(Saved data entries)
+--

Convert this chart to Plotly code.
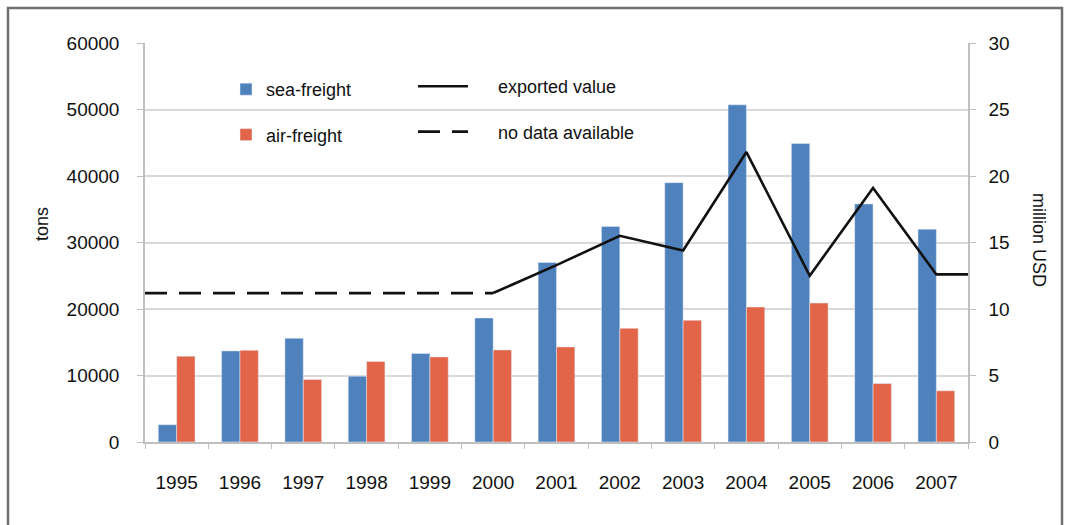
import plotly.graph_objects as go

# Freight volumes (tons) and exported value (million USD) by year
years = ["1995", "1996", "1997", "1998", "1999", "2000", "2001",
         "2002", "2003", "2004", "2005", "2006", "2007"]
sea_freight = [2600, 13700, 15600, 9900, 13300, 18650, 27000,
               32400, 39000, 50700, 44900, 35800, 32000]
air_freight = [12900, 13800, 9400, 12100, 12800, 13850, 14300,
               17100, 18300, 20300, 20900, 8800, 7700]
exported_value = [None, None, None, None, None, 11.2, 13.3,
                  15.5, 14.4, 21.8, 12.5, 19.1, 12.6]

FONT = "Liberation Sans"
TXT = "#111111"
GRID = "#d9d9d9"
AXIS = "#bfbfbf"
BLUE = "#4f81bd"
RED = "#e2654a"
PAD = "\u00a0" * 5  # extra room between the line swatches and their labels

idx = list(range(len(years)))
first = next(i for i, v in enumerate(exported_value) if v is not None)

# solid line: from the first known value, held flat to the right edge
line_x = [i for i in idx if exported_value[i] is not None] + [idx[-1] + 0.5]
line_y = [v for v in exported_value if v is not None] + [exported_value[-1]]

# dashed line: years without data, at the level of the first known value
nd_x = [idx[0] - 0.5, first]
nd_y = [exported_value[first]] * 2

fig = go.Figure()
fig.add_trace(go.Bar(x=idx, y=sea_freight, name="sea-freight",
                     marker_color=BLUE, legend="legend", legendgroup="a"))
fig.add_trace(go.Bar(x=idx, y=air_freight, name="air-freight",
                     marker_color=RED, legend="legend", legendgroup="b"))
fig.add_trace(go.Scatter(x=line_x, y=line_y, mode="lines",
                         name=PAD + "exported value",
                         line=dict(color="#111111", width=2.6), yaxis="y2",
                         legend="legend2", legendgroup="c"))
fig.add_trace(go.Scatter(x=nd_x, y=nd_y, mode="lines",
                         name=PAD + "no data available",
                         line=dict(color="#111111", width=2.8, dash="22px,12px"),
                         yaxis="y2", legend="legend2", legendgroup="d"))

W, H = 1066, 525
L, R, T, B = 145, 968, 43, 442


def px(x):
    return (x - L) / (R - L)


def py(y):
    return (B - y) / (B - T)


fig.update_layout(
    width=W, height=H,
    margin=dict(l=L, r=W - R, t=T, b=H - B),
    paper_bgcolor="white", plot_bgcolor="white",
    font=dict(family=FONT, size=19, color=TXT),
    barmode="group", bargap=0.42, bargroupgap=0,
    xaxis=dict(
        range=[-0.5, len(years) - 0.5],
        tickmode="array", tickvals=idx, ticktext=years,
        ticks="", showgrid=False, zeroline=False,
        showline=True, linecolor=AXIS, linewidth=1.5,
        ticklabelstandoff=22,
        minor=dict(tickmode="array",
                   tickvals=[i - 0.5 for i in idx] + [idx[-1] + 0.5],
                   ticks="outside", ticklen=5, tickcolor=AXIS, showgrid=False),
    ),
    yaxis=dict(
        range=[0, 60000], dtick=10000, tickformat="d",
        showgrid=True, gridcolor=GRID, gridwidth=1.5,
        zeroline=False, showline=True, linecolor=AXIS, linewidth=1.5,
        ticks="outside", ticklen=6, tickcolor=AXIS,
        ticklabelstandoff=14,
    ),
    yaxis2=dict(
        range=[0, 30], dtick=5, overlaying="y", side="right",
        showgrid=False, zeroline=False, showline=True,
        linecolor=AXIS, linewidth=1.5,
        ticks="outside", ticklen=6, tickcolor=AXIS,
        ticklabelstandoff=9,
    ),
    legend=dict(
        x=px(226), y=py(71), xanchor="left", yanchor="top",
        bgcolor="rgba(0,0,0,0)", font=dict(size=18),
        traceorder="grouped", tracegroupgap=19, itemwidth=30,
    ),
    legend2=dict(
        x=px(413), y=py(68), xanchor="left", yanchor="top",
        bgcolor="rgba(0,0,0,0)", font=dict(size=18),
        traceorder="grouped", tracegroupgap=19, itemwidth=50,
    ),
    showlegend=True,
)

# white panel behind the legends (hides the gridline there)
fig.add_shape(type="rect", xref="paper", yref="paper",
              x0=px(210), x1=px(650), y0=py(155), y1=py(62),
              fillcolor="white", line=dict(width=0), layer="between")

# outer frame
fig.add_shape(type="rect", xref="paper", yref="paper",
              x0=px(8), x1=px(1062), y0=py(532), y1=py(8),
              line=dict(color="#707070", width=2.5), fillcolor="rgba(0,0,0,0)")

# axis titles
fig.add_annotation(text="tons", xref="paper", yref="paper",
                   x=px(42), y=py(224), xanchor="center", yanchor="middle",
                   showarrow=False, textangle=-90, font=dict(size=18))
fig.add_annotation(text="million USD", xref="paper", yref="paper",
                   x=px(1039), y=py(240), xanchor="center", yanchor="middle",
                   showarrow=False, textangle=90, font=dict(size=18))

fig.write_html("out.html")
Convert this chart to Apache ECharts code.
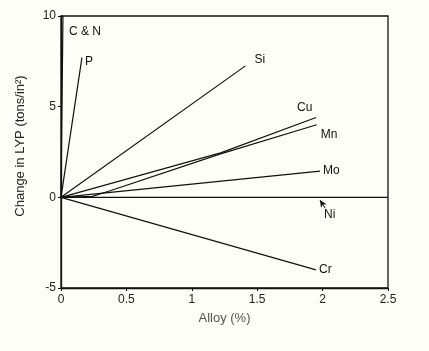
<!DOCTYPE html>
<html>
<head>
<meta charset="utf-8">
<script src="https://cdn.jsdelivr.net/npm/echarts@6/dist/echarts.min.js"></script>
<style>
  html, body { margin: 0; padding: 0; background: #fefef8; }
  #chart { width: 429px; height: 351px; }
</style>
</head>
<body>
<div id="chart"></div>
<script>
// alloy content (%) vs change in lower yield point (tons/in^2)
const xTicks = [0, 0.5, 1, 1.5, 2, 2.5];
const yTicks = [-5, 0, 5, 10];

const cnData = [[0, 0], [0.015, 10]];
const pData = [[0, 0], [0.16, 7.7]];
const siData = [[0, 0], [1.41, 7.25]];
const cuData = [[0, 0], [1.22, 2.45], [1.95, 4.4]];
const mnData = [[0, 0], [0.24, 0.05], [0.37, 0.35], [1.22, 2.4], [1.955, 4.0]];
const moData = [[0, 0], [1.98, 1.45]];
const niData = [[0, 0], [2.5, 0]];
const crData = [[0, 0], [1.95, -4.0]];

const chart = echarts.init(document.getElementById("chart"));

const lineStyle = { color: "#111", width: 1.2 };
const labelFont = { color: "#111", fontSize: 12, fontFamily: "Liberation Sans" };

function line(name, data, label) {
  return {
    name,
    type: "line",
    symbol: "none",
    silent: true,
    lineStyle,
    data,
    // element name at the end of each line
    endLabel: Object.assign({ show: true, formatter: name }, labelFont, label),
  };
}

const series = [
  line("C & N", cnData, { offset: [-2, 16] }),
  line("P", pData, { offset: [3, 4], distance: 0 }),
  line("Si", siData, { offset: [1, -6] }),
  line("Cu", cuData, { offset: [-27, -10] }),
  line("Mn", mnData, { offset: [-4, 10] }),
  line("Mo", moData, { distance: 3 }),
  line("Cr", crData, { distance: 3 }),
  {
    name: "Ni",
    type: "line",
    symbol: "none",
    silent: true,
    lineStyle,
    data: niData,
    markLine: {
      silent: true,
      symbol: ["arrow", "none"],
      symbolSize: [5, 7],
      lineStyle: { color: "#111", width: 1, type: "solid" },
      label: { show: true, position: "end", formatter: "Ni", distance: 1, ...labelFont, padding: [0, 0, 0, 8] },
      data: [[{ coord: [1.98, -0.15] }, { coord: [2.02, -0.6] }]],
    },
  },
];

chart.setOption({
  backgroundColor: "#fefef8",
  animation: false,
  grid: {
    left: 61,
    right: 41,
    top: 16,
    bottom: 63,
    show: true,
    borderColor: "#111",
    borderWidth: 1.3,
  },
  xAxis: {
    type: "value",
    min: xTicks[0],
    max: xTicks[xTicks.length - 1],
    interval: 0.5,
    name: "Alloy (%)",
    nameLocation: "middle",
    nameGap: 24,
    nameTextStyle: { color: "#555", fontSize: 13, fontFamily: "Liberation Sans" },
    axisLine: { onZero: false, lineStyle: { color: "#111", width: 1.3 } },
    axisTick: { length: 3, lineStyle: { color: "#111" } },
    axisLabel: { color: "#222", fontSize: 12, margin: 6, fontFamily: "Liberation Sans" },
    splitLine: { show: false },
  },
  yAxis: {
    type: "value",
    min: yTicks[0],
    max: yTicks[yTicks.length - 1],
    interval: 5,
    name: "Change in LYP (tons/in²)",
    nameLocation: "middle",
    nameGap: 34,
    nameTextStyle: { color: "#222", fontSize: 13, fontFamily: "Liberation Sans", padding: [0, 0, 0, 12] },
    axisLine: { onZero: false, lineStyle: { color: "#111", width: 1.3 } },
    axisTick: { length: 3, lineStyle: { color: "#111" } },
    axisLabel: { color: "#222", fontSize: 12, margin: 5, fontFamily: "Liberation Sans" },
    splitLine: { show: false },
  },
  series,
});

window.addEventListener("resize", () => chart.resize());
</script>
</body>
</html>
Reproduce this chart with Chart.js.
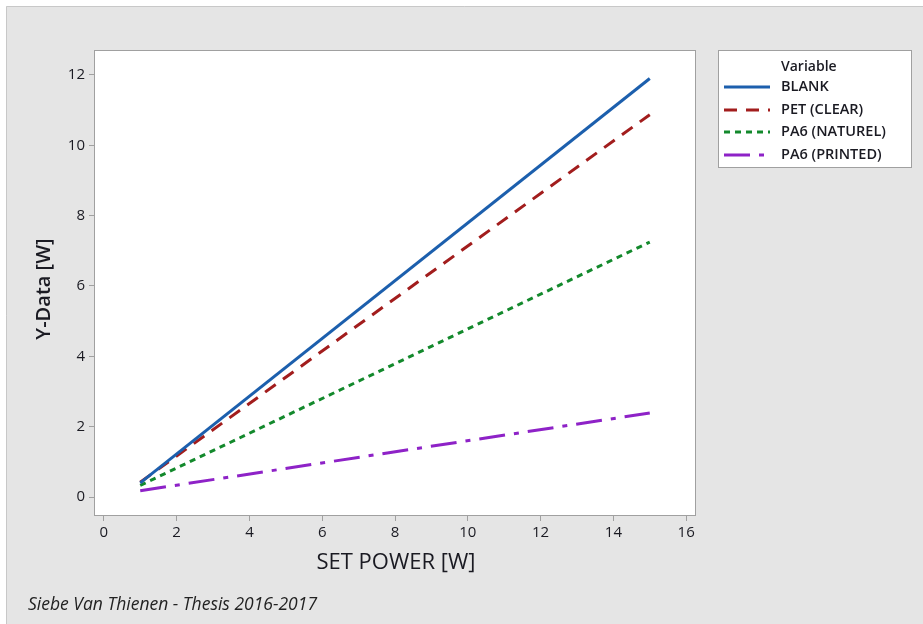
<!DOCTYPE html>
<html>
<head>
<meta charset="utf-8">
<script src="https://cdn.jsdelivr.net/npm/chart.js@4/dist/chart.umd.min.js"></script>
<style>
  html, body { margin: 0; padding: 0; background: #ffffff; }
  #wrap { position: absolute; left: 0; top: 0; width: 923px; height: 624px; }
</style>
</head>
<body>
<div id="wrap"><canvas id="c" width="923" height="624"></canvas></div>
<script>
// Set power values (W) at which each fitted line is evaluated
const setPower = [1, 15];

// Measured output power (W) for each sample
const blank = [0.40, 11.90];
const petClear = [0.42, 10.87];
const pa6Naturel = [0.33, 7.25];
const pa6Printed = [0.18, 2.39];

const seriesNames = ['BLANK', 'PET (CLEAR)', 'PA6 (NATUREL)', 'PA6 (PRINTED)'];
const xTicks = [0, 2, 4, 6, 8, 10, 12, 14, 16];
const yTicks = [0, 2, 4, 6, 8, 10, 12];

const FONT = '"Open Sans", "Noto Sans", "DejaVu Sans", sans-serif';
const TEXT = '#1a1a22';
const FRAME = '#a0a0a0';

const toPoints = (ys) => setPower.map((x, i) => ({ x: x, y: ys[i] }));

const styles = [
  { color: '#1c5fad', dash: [] },
  { color: '#a21d1d', dash: [13, 9] },
  { color: '#13892c', dash: [6, 5] },
  { color: '#8e22c7', dash: [26, 9, 5, 9] }
];
const values = [blank, petClear, pa6Naturel, pa6Printed];

const datasets = values.map((v, i) => ({
  label: seriesNames[i],
  data: toPoints(v),
  borderColor: styles[i].color,
  backgroundColor: styles[i].color,
  borderDash: styles[i].dash,
  borderWidth: 3,
  pointRadius: 0,
  fill: false,
  tension: 0
}));

// Page background, outer frame, axis titles, footer and legend box
const decorations = {
  id: 'decorations',
  beforeDraw(chart) {
    const ctx = chart.ctx;
    ctx.save();
    ctx.fillStyle = '#ffffff';
    ctx.fillRect(0, 0, chart.width, chart.height);
    ctx.fillStyle = '#e5e5e5';
    ctx.fillRect(6, 6, chart.width - 6, chart.height - 6);
    ctx.strokeStyle = '#c8c8c8';
    ctx.lineWidth = 1;
    ctx.beginPath();
    ctx.moveTo(6.5, chart.height);
    ctx.lineTo(6.5, 6.5);
    ctx.lineTo(chart.width, 6.5);
    ctx.stroke();
    const a = chart.chartArea;
    ctx.fillStyle = '#ffffff';
    ctx.fillRect(a.left, a.top, a.right - a.left, a.bottom - a.top);
    ctx.restore();
  },
  afterDraw(chart) {
    const ctx = chart.ctx;
    const a = chart.chartArea;
    ctx.save();
    // plot frame
    ctx.strokeStyle = FRAME;
    ctx.lineWidth = 1;
    ctx.strokeRect(a.left + 0.5, a.top + 0.5, a.right - a.left - 1, a.bottom - a.top - 1);

    // axis titles
    ctx.fillStyle = TEXT;
    ctx.font = '22px ' + FONT;
    ctx.textAlign = 'center';
    ctx.textBaseline = 'middle';
    ctx.fillText('SET POWER [W]', (a.left + a.right) / 2 + 1, 563);
    ctx.save();
    ctx.translate(44, (a.top + a.bottom) / 2 + 6);
    ctx.rotate(-Math.PI / 2);
    ctx.font = '600 20px ' + FONT;
    ctx.fillText('Y-Data [W]', 0, 0);
    ctx.restore();

    // footer
    ctx.font = 'italic 17.5px ' + FONT;
    ctx.textAlign = 'left';
    ctx.fillStyle = '#222222';
    ctx.fillText('Siebe Van Thienen - Thesis 2016-2017', 28, 605);

    // legend
    const lx = 718, ly = 50, lw = 194, lh = 118;
    ctx.fillStyle = '#ffffff';
    ctx.fillRect(lx, ly, lw, lh);
    ctx.strokeStyle = FRAME;
    ctx.strokeRect(lx + 0.5, ly + 0.5, lw - 1, lh - 1);
    ctx.fillStyle = TEXT;
    ctx.font = '600 14px ' + FONT;
    ctx.textAlign = 'left';
    ctx.fillText('Variable', 781, 67);
    ctx.font = '600 14.5px ' + FONT;
    const rows = [87, 110, 132, 155];
    chart.data.datasets.forEach((ds, i) => {
      const y = rows[i];
      ctx.strokeStyle = ds.borderColor;
      ctx.lineWidth = 3;
      ctx.setLineDash(ds.borderDash);
      ctx.beginPath();
      ctx.moveTo(724, y);
      ctx.lineTo(770, y);
      ctx.stroke();
      ctx.setLineDash([]);
      ctx.fillStyle = TEXT;
      ctx.fillText(ds.label, 781, y);
    });
    ctx.restore();
  }
};

new Chart(document.getElementById('c'), {
  type: 'line',
  data: { datasets: datasets },
  options: {
    responsive: false,
    animation: false,
    layout: { padding: { left: 0, top: 50, right: 227, bottom: 48 } },
    plugins: { legend: { display: false }, tooltip: { enabled: false } },
    scales: {
      x: {
        type: 'linear',
        min: -0.27,
        max: 16.27,
        afterBuildTicks: (s) => { s.ticks = xTicks.map(v => ({ value: v })); },
        afterFit: (s) => { s.height = 60; },
        border: { display: false },
        grid: { drawOnChartArea: false, drawTicks: true, tickLength: 5, color: FRAME },
        ticks: { color: TEXT, font: { family: FONT, size: 15 }, padding: 3, maxRotation: 0 }
      },
      y: {
        type: 'linear',
        min: -0.54,
        max: 12.71,
        afterBuildTicks: (s) => { s.ticks = yTicks.map(v => ({ value: v })); },
        afterFit: (s) => { s.width = 94; },
        border: { display: false },
        grid: { drawOnChartArea: false, drawTicks: true, tickLength: 5, color: FRAME },
        ticks: { color: TEXT, font: { family: FONT, size: 15 }, padding: 4 }
      }
    }
  },
  plugins: [decorations]
});
</script>
</body>
</html>
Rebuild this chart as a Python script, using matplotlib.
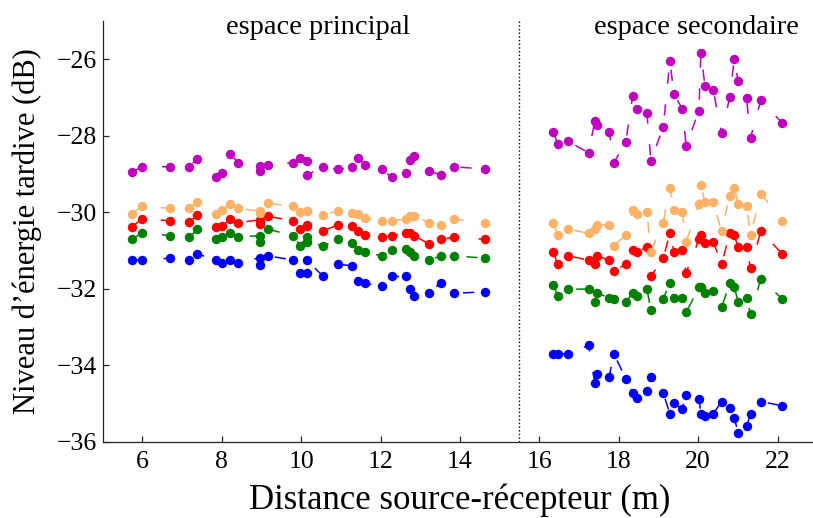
import matplotlib
matplotlib.use("Agg")
import matplotlib.pyplot as plt

plt.rcParams['font.family'] = ['Liberation Serif', 'DejaVu Serif']
plt.rcParams['lines.scale_dashes'] = False

# Distances source-récepteur (m)
x_principal = [5.73, 5.98, 6.70, 7.18, 7.39, 7.85, 8.02, 8.21, 8.42, 8.96, 8.96, 9.17,
               9.80, 9.97, 10.14, 10.14, 10.56, 10.94, 11.29, 11.44, 11.61, 12.03, 12.28,
               12.64, 12.75, 12.85, 13.22, 13.52, 13.85, 14.63]
x_secondaire = [16.35, 16.46, 16.73, 17.24, 17.40, 17.45, 17.76, 17.88, 18.18, 18.35,
                18.45, 18.71, 18.81, 19.12, 19.29, 19.39, 19.60, 19.70, 20.02, 20.07,
                20.17, 20.38, 20.59, 20.80, 20.91, 21.01, 21.22, 21.32, 21.58, 22.12]

# Niveau d'énergie tardive (dB) - espace principal
bleu_principal = [-31.25, -31.25, -31.20, -31.25, -31.09, -31.25, -31.32, -31.25, -31.32, -31.19,
                  -31.38, -31.14, -31.25, -31.58, -31.58, -31.25, -31.68, -31.36, -31.40, -31.79,
                  -31.86, -31.94, -31.68, -31.68, -32.01, -32.18, -32.12, -31.84, -32.12, -32.08]
vert_principal = [-30.71, -30.55, -30.61, -30.65, -30.45, -30.71, -30.65, -30.55, -30.65, -30.61,
                  -30.77, -30.44, -30.62, -30.87, -30.65, -30.77, -30.88, -30.71, -30.81, -30.99,
                  -31.05, -31.14, -30.99, -30.97, -31.03, -31.14, -31.25, -31.14, -31.14, -31.20]
rouge_principal = [-30.39, -30.18, -30.22, -30.26, -30.07, -30.39, -30.36, -30.18, -30.27, -30.20,
                   -30.31, -30.11, -30.22, -30.45, -30.33, -30.36, -30.48, -30.33, -30.36, -30.48,
                   -30.59, -30.64, -30.62, -30.53, -30.55, -30.61, -30.83, -30.71, -30.65, -30.71]
orange_principal = [-30.05, -29.84, -29.90, -29.90, -29.72, -30.05, -29.94, -29.78, -29.90, -29.97,
                    -30.03, -29.77, -29.84, -30.00, -29.96, -29.98, -30.07, -29.96, -30.01, -30.05,
                    -30.16, -30.22, -30.22, -30.18, -30.11, -30.11, -30.27, -30.33, -30.18, -30.27]
violet_principal = [-28.96, -28.81, -28.81, -28.81, -28.60, -29.09, -28.98, -28.49, -28.70, -28.91,
                    -28.79, -28.76, -28.70, -28.59, -28.65, -29.03, -28.81, -28.88, -28.81, -28.59,
                    -28.76, -28.87, -29.09, -28.98, -28.63, -28.53, -28.91, -29.03, -28.81, -28.87]

# Niveau d'énergie tardive (dB) - espace secondaire
bleu_secondaire = [-33.70, -33.70, -33.70, -33.48, -34.47, -34.24, -34.30, -33.70, -34.36, -34.73,
                   -34.85, -34.67, -34.30, -34.73, -35.27, -34.99, -35.15, -34.78, -34.89, -35.27,
                   -35.33, -35.27, -34.95, -35.11, -35.39, -35.76, -35.60, -35.27, -34.95, -35.06]
vert_secondaire = [-31.90, -32.18, -32.01, -32.01, -32.34, -32.12, -32.23, -32.27, -32.34, -32.12,
                   -32.18, -32.01, -32.55, -32.27, -31.84, -32.23, -32.23, -32.62, -31.96, -31.96,
                   -32.12, -32.06, -32.49, -31.84, -31.96, -32.34, -32.23, -32.67, -31.74, -32.27]
rouge_secondaire = [-31.03, -31.36, -31.14, -31.25, -31.36, -31.14, -31.25, -31.53, -31.36, -30.99,
                    -31.03, -30.92, -31.68, -31.20, -30.55, -31.03, -30.99, -31.58, -30.71, -30.59,
                    -30.81, -30.77, -31.36, -30.55, -30.60, -30.92, -30.92, -31.47, -30.49, -31.09]
orange_secondaire = [-30.27, -30.60, -30.44, -30.55, -30.43, -30.33, -30.33, -30.87, -30.60, -29.94,
                     -30.05, -30.00, -31.03, -30.27, -29.36, -29.95, -30.00, -30.77, -29.79, -29.30,
                     -29.74, -29.74, -30.49, -29.57, -29.36, -29.78, -29.84, -30.60, -29.51, -30.22]
violet_secondaire = [-27.89, -28.21, -28.15, -28.44, -27.61, -27.73, -27.89, -28.70, -28.16, -26.96,
                     -27.29, -27.40, -28.65, -27.78, -26.04, -26.91, -27.29, -28.27, -27.34, -25.83,
                     -26.69, -26.80, -27.94, -26.98, -25.99, -26.58, -27.02, -28.05, -27.07, -27.67]

series = [
    ('#0000ff', bleu_principal, bleu_secondaire),
    ('#008000', vert_principal, vert_secondaire),
    ('#ff0000', rouge_principal, rouge_secondaire),
    ('#ffb266', orange_principal, orange_secondaire),
    ('#bf00bf', violet_principal, violet_secondaire),
]

fig = plt.figure(figsize=(8.13, 5.18), dpi=100)
ax = fig.add_axes([0.1262, 0.1473, 0.879, 0.8121])

for color, y_p, y_s in series:
    for xs, ys in ((x_principal, y_p), (x_secondaire, y_s)):
        ax.plot(xs, ys, color=color, lw=1.1, linestyle=(0, (8.1, 14.9)),
                marker='o', ms=6.8, mfc=color, mec=color, mew=0)

ax.axvline(15.5, color='k', ls=':', lw=1.0)

ax.set_xlim(5, 23)
ax.set_ylim(-36, -25)
ax.set_xticks(list(range(6, 23, 2)))
ax.set_yticks([-36, -34, -32, -30, -28, -26])
for s in ('top', 'right'):
    ax.spines[s].set_visible(False)
for s in ('left', 'bottom'):
    ax.spines[s].set_color('#262626')
    ax.spines[s].set_linewidth(0.9)
ax.tick_params(direction='in', length=4, width=0.9, color='#262626', labelsize=18.5)
ax.tick_params(axis='x', pad=7)
ax.tick_params(axis='y', pad=4)

ax.set_xlabel('Distance source-récepteur (m)', fontsize=25)
ax.set_ylabel("Niveau d’énergie tardive (dB)", fontsize=22)
ax.xaxis.label.set_va('center')
ax.yaxis.label.set_va('center')
ax.xaxis.set_label_coords(0.5, -0.138)
ax.yaxis.set_label_coords(-0.105, 0.5)

ax.text(10.43, -25.18, 'espace principal', fontsize=20.5, ha='center', va='center')
ax.text(19.95, -25.18, 'espace secondaire', fontsize=20.5, ha='center', va='center')

fig.savefig('out.png', dpi=100)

+--

→ **TASK DIRECTIONS**:
Keep to the lines above from the line with "Reproduce this chart with Chart.js." to the line with "const values = [blank, petClear, pa6Naturel, pa6Printed];", and set down exactly those, inclusive, with nothing else and every picture left out.

→ **WRITTEN SOLUTION**:
Reproduce this chart with Chart.js.
<!DOCTYPE html>
<html>
<head>
<meta charset="utf-8">
<script src="https://cdn.jsdelivr.net/npm/chart.js@4/dist/chart.umd.min.js"></script>
<style>
  html, body { margin: 0; padding: 0; background: #ffffff; }
  #wrap { position: absolute; left: 0; top: 0; width: 923px; height: 624px; }
</style>
</head>
<body>
<div id="wrap"><canvas id="c" width="923" height="624"></canvas></div>
<script>
// Set power values (W) at which each fitted line is evaluated
const setPower = [1, 15];

// Measured output power (W) for each sample
const blank = [0.40, 11.90];
const petClear = [0.42, 10.87];
const pa6Naturel = [0.33, 7.25];
const pa6Printed = [0.18, 2.39];

const seriesNames = ['BLANK', 'PET (CLEAR)', 'PA6 (NATUREL)', 'PA6 (PRINTED)'];
const xTicks = [0, 2, 4, 6, 8, 10, 12, 14, 16];
const yTicks = [0, 2, 4, 6, 8, 10, 12];

const FONT = '"Open Sans", "Noto Sans", "DejaVu Sans", sans-serif';
const TEXT = '#1a1a22';
const FRAME = '#a0a0a0';

const toPoints = (ys) => setPower.map((x, i) => ({ x: x, y: ys[i] }));

const styles = [
  { color: '#1c5fad', dash: [] },
  { color: '#a21d1d', dash: [13, 9] },
  { color: '#13892c', dash: [6, 5] },
  { color: '#8e22c7', dash: [26, 9, 5, 9] }
];
const values = [blank, petClear, pa6Naturel, pa6Printed];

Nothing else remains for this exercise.